Me ocurre siempre, como hoy, al ver por la fría pantalla del televisor a miles de personas huyendo de la guerra, del hambre, escapando de la nada, los restos de los que son devorados por el Mediterráneo, a los que alcanzan desmadejados nuestras costas. Entonces se me forma ese nudo en el estómago que aprieta la vergüenza de asistir como espectador a la tragedia de tantos cientos de miles de seres humanos. De regreso de Bosnia, de regreso de Torrejón, en el trayecto del salón caliente y seguro de mi casa a mi cama, siempre me asalta la vergüenza de la complicidad por el dolor infligido a tantos por omisión. Y quisiera no estar.

Me acuerdo cuando hace muchos años Félix López Rey, que fue activista vecinal en los arrabales madrileños de Orcasitas antes que concejal del Ayuntamiento de la capital, me contaba cómo se lanzó a la acción y transformó su barrio el día que supo de la llegada del hombre a la luna, mientras él, en su chabola, hacía sus necesidades en una lata. Y pensó: “Esto no puede ser”.

Pues eso pienso yo: no puede, y no debe, ser. Pasar a la acción no es fácil. No lo fue para mi amigo Félix ni creo que lo sea para nadie. Actuar implica un riesgo y hace falta cierto valor. En mi caso, la determinación compartida con mi marido ha sido un bálsamo de tranquilidad, la esperanza de que todo va a ir bien. Cuando levanté el teléfono y di nuestros datos a Mensajeros de la Paz ofreciendo nuestra casa y nuestro apoyo, supe que era lo que había que hacer. Y sentí vergüenza por no haberlo hecho antes.

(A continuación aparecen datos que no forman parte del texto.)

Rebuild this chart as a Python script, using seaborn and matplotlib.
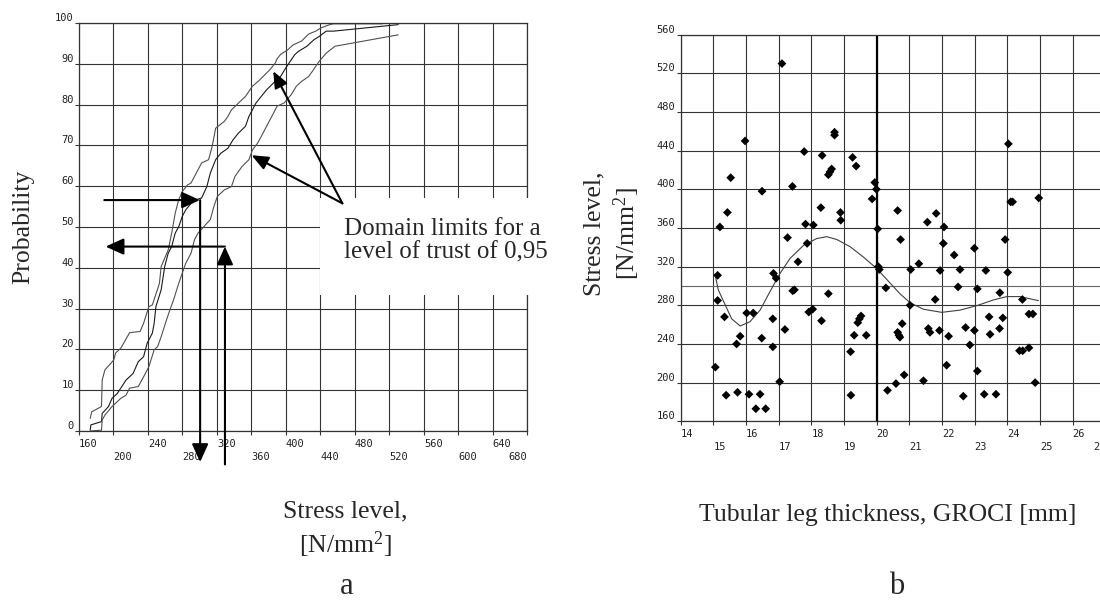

Y hoy sueño con que este paso al frente sea un camino sin retorno para nosotros y un puente de esperanza para ellos: para los que sienten miedo, para los que sufren, vengan de donde vengan, huyan de la guerra o del hambre, sean de donde sean, de esos lugares donde ya no es posible encontrar una mano tendida. Solo hay que ponerse en sus zapatos, yo lo hago, para sentir el vértigo de la desolación y escupir “no puede ser”. No puede ser. Entonces ya no lloras de vergüenza y de indignación; es la emoción ante el encuentro, la plácida sensación de que haces lo que debes con unos zapatos que nunca son de tu número, ni tu color, ni tu estilo, pero sin los que ya es imposible seguir adelante con dignidad.